Now that we know the source of the problem, we will just drop the XROOTD line; thus, a solution is not urgently needed. In any case we thought of letting you know.

Cheers.


Please read tips for efficient and successful posting and posting code

_ROOT Version: 6.24/06
_Platform: x86_64-centos7-gcc10-opt
_Compiler: gcc10


Or just setup LCG_101 with x86_64-centos7-gcc10-opt

Hi @rooter_03 ,
thank you for the report, this is not a known issue.
If I understand correctly removing from XRootD import client is a workaround? That’s very surprising.

Also do you need RDataFrame, or is TFile enough to reproduce the isssue (RDataFrame does not do anything special, it uses TChain and TFile to access the files under the hood)? For example, do these work or hang?

import ROOT
from XRootD              import client

filename='root://xrootd.echo.stfc.ac.uk/lhcb:user/lhcb/user/a/acampove/GangaFiles_11.18_Wednesday_27_October_2021/2011_skimmed.root'

f = ROOT.TFile.Open(filename)
t = f.Get('gen/truth')
print(t.GetEntries())

or

import ROOT
from XRootD              import client

filename='root://xrootd.echo.stfc.ac.uk/lhcb:user/lhcb/user/a/acampove/GangaFiles_11.18_Wednesday_27_October_2021/2011_skimmed.root'

c = ROOT.TChain('gen/truth')
c.Add(filename)
print(c.GetEntries())

Cheers,
Enrico

Hi @eguiraud ,

Surprisingly, TFile is enough to reproduce the issue, as long as you do not call TFile::Close. If this function is called, the problem does not happen. The problem does happen with TChain too. Maybe it has to do with the file not been closed explicitly.
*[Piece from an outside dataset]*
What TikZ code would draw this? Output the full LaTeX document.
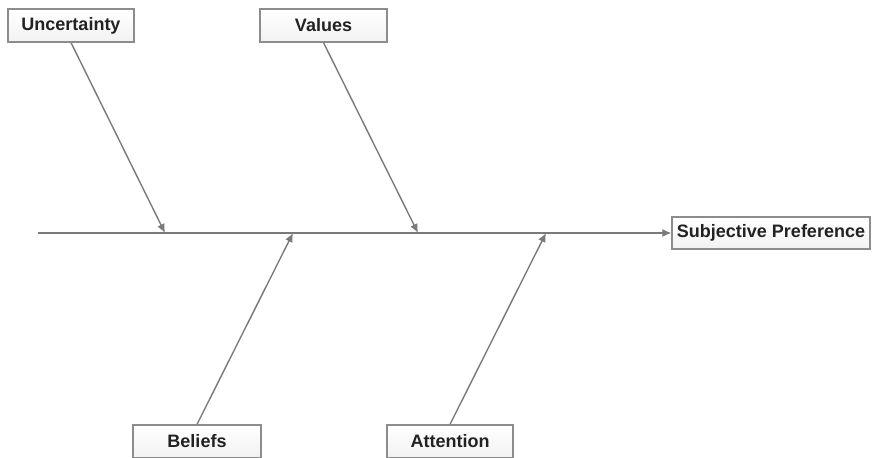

A colleague found out that the problem goes away if the lines:

import ROOT

from XRootD              import client

are swapped to:

from XRootD              import client

import ROOT

Cheers.

Alright, thanks.
@chrisburr mentioned they already know the cause and will open a bug report about this soon – we’ll keep you posted.

Cheers,
Enrico

EDIT:

here it is: Deadlock in Python bindings when used with PyROOT · Issue #1552 · xrootd/xrootd · GitHub

This topic was automatically closed 14 days after the last reply. New replies are no longer allowed.